Let $S$ be a set, and let $(x_i)$ and $(y_i)$, $i=0,1,2,\ldots,$ be two sequences in $S.$ The interleave sequence is defined to be the sequence $x_0, y_0, x_1, y_1, \dots$. Formally, it is the sequence $(z_i), i=0,1,2,\ldots$ given by

$$z_i := \begin{cases} x_{i/2} & \text{ if } i \text{ is even,} \\
 y_{(i-1)/2} & \text{ if } i \text{ is odd.} \end{cases}$$

==Properties==
- The interleave sequence $(z_i)$ is convergent if and only if the sequences $(x_i)$ and $(y_i)$ are convergent and have the same limit.

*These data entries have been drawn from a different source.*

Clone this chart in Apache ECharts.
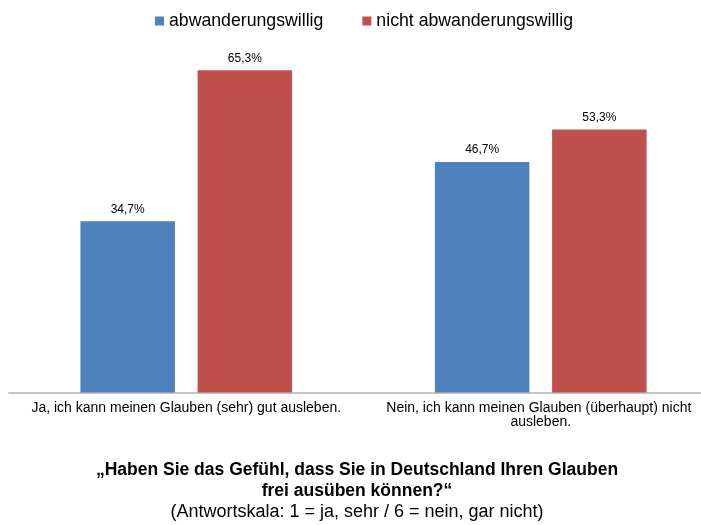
<!DOCTYPE html>
<html>
<head>
<meta charset="utf-8">
<script src="https://cdn.jsdelivr.net/npm/echarts@6/dist/echarts.min.js"></script>
<style>
  html, body { margin: 0; padding: 0; background: #fff; }
  #main { width: 701px; height: 525px; }
</style>
</head>
<body>
<div id="main"></div>
<script>
// Kategorien und Werte (in %)
var categories = ['Ja, ich kann meinen Glauben (sehr) gut ausleben.', 'Nein, ich kann meinen Glauben (überhaupt) nicht ausleben.'];
var seriesNames = ['abwanderungswillig', 'nicht abwanderungswillig'];
var abwanderungswillig = [34.7, 46.7];
var nichtAbwanderungswillig = [65.3, 53.3];

var titleText = '„Haben Sie das Gefühl, dass Sie in Deutschland Ihren Glauben\nfrei ausüben können?“';
var subText = '(Antwortskala: 1 = ja, sehr / 6 = nein, gar nicht)';

var font = 'Liberation Sans, Arial, sans-serif';

function pct(p) {
    return p.value.toFixed(1).replace('.', ',') + '%';
}

var myChart = echarts.init(document.getElementById('main'));
myChart.setOption({
    animation: false,
    title: {
        text: titleText,
        subtext: subText,
        left: 352,
        top: 455,
        textAlign: 'center',
        itemGap: 0,
        textStyle: { fontFamily: font, fontSize: 17.5, fontWeight: 'bold', color: '#000', lineHeight: 21 },
        subtextStyle: { fontFamily: font, fontSize: 18, color: '#000', lineHeight: 21 }
    },
    legend: {
        data: seriesNames,
        left: 155,
        top: 12,
        padding: 0,
        icon: 'rect',
        itemWidth: 9,
        itemHeight: 9,
        itemGap: 39,
        textStyle: { fontFamily: font, fontSize: 17.7, color: '#000' }
    },
    grid: {
        left: 9,
        width: 709,
        top: 47,
        bottom: 132.5,
        outerBoundsMode: 'none'
    },
    xAxis: {
        type: 'category',
        data: categories,
        axisLine: { lineStyle: { color: '#c4c4c4', width: 2 } },
        axisTick: { show: false },
        axisLabel: {
            interval: 0,
            margin: 9,
            width: 330,
            overflow: 'break',
            fontFamily: font,
            fontSize: 14,
            lineHeight: 13.5,
            color: '#000'
        }
    },
    yAxis: {
        type: 'value',
        min: 0,
        max: 70,
        show: false,
        splitLine: { show: false }
    },
    series: [
        {
            name: seriesNames[0],
            type: 'bar',
            data: abwanderungswillig,
            barWidth: 94.5,
            barGap: '24%',
            itemStyle: { color: '#4f81bd' },
            label: { show: true, position: 'top', distance: 6, formatter: pct, fontFamily: font, fontSize: 12, color: '#000' }
        },
        {
            name: seriesNames[1],
            type: 'bar',
            data: nichtAbwanderungswillig,
            barWidth: 94.5,
            itemStyle: { color: '#c0504d' },
            label: { show: true, position: 'top', distance: 6, formatter: pct, fontFamily: font, fontSize: 12, color: '#000' }
        }
    ]
});
</script>
</body>
</html>
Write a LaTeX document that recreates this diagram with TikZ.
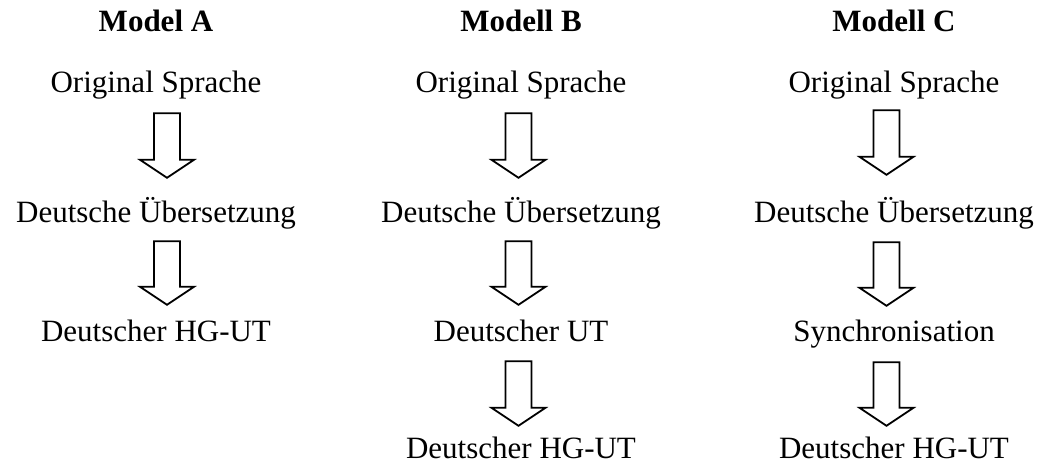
\documentclass[tikz,border=0pt]{standalone}
\usepackage{fontspec}
\setmainfont{Liberation Serif}
\usetikzlibrary{calc}

\begin{document}
\begin{tikzpicture}[x=1pt, y=1pt,
    txt/.style={anchor=base, inner sep=0pt, text height=22pt, text depth=7pt,
      font=\fontsize{31}{36}\selectfont},
    ttl/.style={txt, font=\fontsize{31}{36}\selectfont\bfseries},
    blockarrow/.style={draw, black, line width=1.8pt, line join=miter,
      to path={($(\tikztostart)+(-13,0)$) -- ($(\tikztotarget)+(-13,18)$)
        -- ($(\tikztotarget)+(-27,18)$) -- (\tikztotarget)
        -- ($(\tikztotarget)+(27,18)$) -- ($(\tikztotarget)+(13,18)$)
        -- ($(\tikztostart)+(13,0)$) -- cycle}}]
  \useasboundingbox (0,0) rectangle (1043,-465);

  \node[ttl] (titleA) at (156,-32) {Model A};
  \node[txt] (origA) at (156,-93) {Original Sprache};
  \node[txt] (uebA) at (156,-222) {Deutsche Übersetzung};
  \node[txt] (hgutA) at (156,-341) {Deutscher HG-UT};

  \node[ttl] (titleB) at (521,-32) {Modell B};
  \node[txt] (origB) at (521,-93) {Original Sprache};
  \node[txt] (uebB) at (521,-222) {Deutsche Übersetzung};
  \node[txt] (utB) at (521,-341) {Deutscher UT};
  \node[txt] (hgutB) at (521,-458) {Deutscher HG-UT};

  \node[ttl] (titleC) at (894,-32) {Modell C};
  \node[txt] (origC) at (894,-93) {Original Sprache};
  \node[txt] (uebC) at (894,-222) {Deutsche Übersetzung};
  \node[txt] (syncC) at (894,-341) {Synchronisation};
  \node[txt] (hgutC) at (894,-458) {Deutscher HG-UT};

  \draw[blockarrow] ([xshift=11pt,yshift=-13pt]origA.south) to ([xshift=11pt,yshift=22pt]uebA.north);
  \draw[blockarrow] ([xshift=11pt,yshift=-12pt]uebA.south) to ([xshift=11pt,yshift=14pt]hgutA.north);

  \draw[blockarrow] ([xshift=-2.5pt,yshift=-13pt]origB.south) to ([xshift=-2.5pt,yshift=22pt]uebB.north);
  \draw[blockarrow] ([xshift=-2.5pt,yshift=-12pt]uebB.south) to ([xshift=-2.5pt,yshift=14pt]utB.north);
  \draw[blockarrow] ([xshift=-2.5pt,yshift=-13pt]utB.south) to ([xshift=-2.5pt,yshift=10pt]hgutB.north);

  \draw[blockarrow] ([xshift=-7.5pt,yshift=-10pt]origC.south) to ([xshift=-7.5pt,yshift=25pt]uebC.north);
  \draw[blockarrow] ([xshift=-7.5pt,yshift=-13pt]uebC.south) to ([xshift=-7.5pt,yshift=13pt]syncC.north);
  \draw[blockarrow] ([xshift=-7.5pt,yshift=-14pt]syncC.south) to ([xshift=-7.5pt,yshift=10pt]hgutC.north);
\end{tikzpicture}
\end{document}
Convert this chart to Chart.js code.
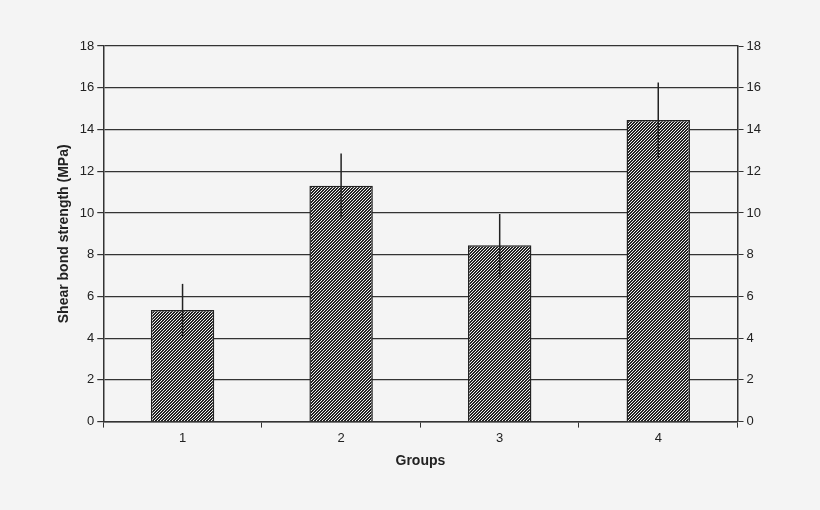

- Consider two real numbers a and b greater than zero and smaller than 1. One can interleave the sequences of digits of a and b, which will determine a third number c, also greater than zero and smaller than 1. In this way one obtains an injection from the square (0, 1) × (0, 1) to the interval (0, 1). Different radixes give rise to different injections; the one for the binary numbers is called the Z-order curve or Morton code.